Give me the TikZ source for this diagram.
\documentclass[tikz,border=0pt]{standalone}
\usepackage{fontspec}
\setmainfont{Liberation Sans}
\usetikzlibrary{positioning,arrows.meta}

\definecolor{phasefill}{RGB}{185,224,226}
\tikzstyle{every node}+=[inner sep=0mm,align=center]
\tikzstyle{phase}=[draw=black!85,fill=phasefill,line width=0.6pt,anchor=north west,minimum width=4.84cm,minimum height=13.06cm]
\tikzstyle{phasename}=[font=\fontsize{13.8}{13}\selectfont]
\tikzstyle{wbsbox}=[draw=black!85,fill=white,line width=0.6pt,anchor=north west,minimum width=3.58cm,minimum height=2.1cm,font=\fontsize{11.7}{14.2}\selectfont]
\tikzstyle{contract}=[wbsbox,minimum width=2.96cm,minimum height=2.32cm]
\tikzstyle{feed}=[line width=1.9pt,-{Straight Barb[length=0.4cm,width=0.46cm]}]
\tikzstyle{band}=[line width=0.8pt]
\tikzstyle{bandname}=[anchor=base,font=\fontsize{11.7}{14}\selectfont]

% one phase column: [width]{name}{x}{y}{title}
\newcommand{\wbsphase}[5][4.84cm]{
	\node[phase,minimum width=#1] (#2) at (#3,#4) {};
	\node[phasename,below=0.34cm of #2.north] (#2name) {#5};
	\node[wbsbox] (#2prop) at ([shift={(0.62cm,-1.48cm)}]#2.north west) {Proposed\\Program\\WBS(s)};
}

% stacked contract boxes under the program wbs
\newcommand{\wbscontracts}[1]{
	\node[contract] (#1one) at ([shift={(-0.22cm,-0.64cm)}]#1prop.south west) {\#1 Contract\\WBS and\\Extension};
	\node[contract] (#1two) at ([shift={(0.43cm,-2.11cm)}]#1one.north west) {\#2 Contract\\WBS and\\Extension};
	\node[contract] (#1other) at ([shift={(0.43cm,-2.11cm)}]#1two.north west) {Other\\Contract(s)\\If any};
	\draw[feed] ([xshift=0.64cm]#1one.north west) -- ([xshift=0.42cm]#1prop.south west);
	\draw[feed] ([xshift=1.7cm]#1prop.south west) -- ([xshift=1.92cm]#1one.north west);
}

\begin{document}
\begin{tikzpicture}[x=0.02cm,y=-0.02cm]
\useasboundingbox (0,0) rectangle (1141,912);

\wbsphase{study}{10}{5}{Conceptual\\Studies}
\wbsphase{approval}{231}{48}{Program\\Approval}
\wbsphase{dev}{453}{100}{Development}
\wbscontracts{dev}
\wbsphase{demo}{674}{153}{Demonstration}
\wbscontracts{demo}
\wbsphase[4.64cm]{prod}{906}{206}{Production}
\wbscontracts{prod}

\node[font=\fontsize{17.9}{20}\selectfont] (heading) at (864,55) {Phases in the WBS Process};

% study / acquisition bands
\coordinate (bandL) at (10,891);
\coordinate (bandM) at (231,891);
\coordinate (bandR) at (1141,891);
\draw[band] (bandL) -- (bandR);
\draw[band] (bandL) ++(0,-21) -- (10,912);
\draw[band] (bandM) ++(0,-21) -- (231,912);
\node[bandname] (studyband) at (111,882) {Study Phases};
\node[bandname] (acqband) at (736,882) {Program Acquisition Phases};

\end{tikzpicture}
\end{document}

**Task goal**
Reproduce the listing shown above in its entirety, exactly.

**Response**
Give me the TikZ source for this diagram.
\documentclass[tikz,border=0pt]{standalone}
\usepackage{fontspec}
\setmainfont{Liberation Sans}
\usetikzlibrary{positioning,arrows.meta}

\definecolor{phasefill}{RGB}{185,224,226}
\tikzstyle{every node}+=[inner sep=0mm,align=center]
\tikzstyle{phase}=[draw=black!85,fill=phasefill,line width=0.6pt,anchor=north west,minimum width=4.84cm,minimum height=13.06cm]
\tikzstyle{phasename}=[font=\fontsize{13.8}{13}\selectfont]
\tikzstyle{wbsbox}=[draw=black!85,fill=white,line width=0.6pt,anchor=north west,minimum width=3.58cm,minimum height=2.1cm,font=\fontsize{11.7}{14.2}\selectfont]
\tikzstyle{contract}=[wbsbox,minimum width=2.96cm,minimum height=2.32cm]
\tikzstyle{feed}=[line width=1.9pt,-{Straight Barb[length=0.4cm,width=0.46cm]}]
\tikzstyle{band}=[line width=0.8pt]
\tikzstyle{bandname}=[anchor=base,font=\fontsize{11.7}{14}\selectfont]

% one phase column: [width]{name}{x}{y}{title}
\newcommand{\wbsphase}[5][4.84cm]{
	\node[phase,minimum width=#1] (#2) at (#3,#4) {};
	\node[phasename,below=0.34cm of #2.north] (#2name) {#5};
	\node[wbsbox] (#2prop) at ([shift={(0.62cm,-1.48cm)}]#2.north west) {Proposed\\Program\\WBS(s)};
}

% stacked contract boxes under the program wbs
\newcommand{\wbscontracts}[1]{
	\node[contract] (#1one) at ([shift={(-0.22cm,-0.64cm)}]#1prop.south west) {\#1 Contract\\WBS and\\Extension};
	\node[contract] (#1two) at ([shift={(0.43cm,-2.11cm)}]#1one.north west) {\#2 Contract\\WBS and\\Extension};
	\node[contract] (#1other) at ([shift={(0.43cm,-2.11cm)}]#1two.north west) {Other\\Contract(s)\\If any};
	\draw[feed] ([xshift=0.64cm]#1one.north west) -- ([xshift=0.42cm]#1prop.south west);
	\draw[feed] ([xshift=1.7cm]#1prop.south west) -- ([xshift=1.92cm]#1one.north west);
}

\begin{document}
\begin{tikzpicture}[x=0.02cm,y=-0.02cm]
\useasboundingbox (0,0) rectangle (1141,912);

\wbsphase{study}{10}{5}{Conceptual\\Studies}
\wbsphase{approval}{231}{48}{Program\\Approval}
\wbsphase{dev}{453}{100}{Development}
\wbscontracts{dev}
\wbsphase{demo}{674}{153}{Demonstration}
\wbscontracts{demo}
\wbsphase[4.64cm]{prod}{906}{206}{Production}
\wbscontracts{prod}

\node[font=\fontsize{17.9}{20}\selectfont] (heading) at (864,55) {Phases in the WBS Process};

% study / acquisition bands
\coordinate (bandL) at (10,891);
\coordinate (bandM) at (231,891);
\coordinate (bandR) at (1141,891);
\draw[band] (bandL) -- (bandR);
\draw[band] (bandL) ++(0,-21) -- (10,912);
\draw[band] (bandM) ++(0,-21) -- (231,912);
\node[bandname] (studyband) at (111,882) {Study Phases};
\node[bandname] (acqband) at (736,882) {Program Acquisition Phases};

\end{tikzpicture}
\end{document}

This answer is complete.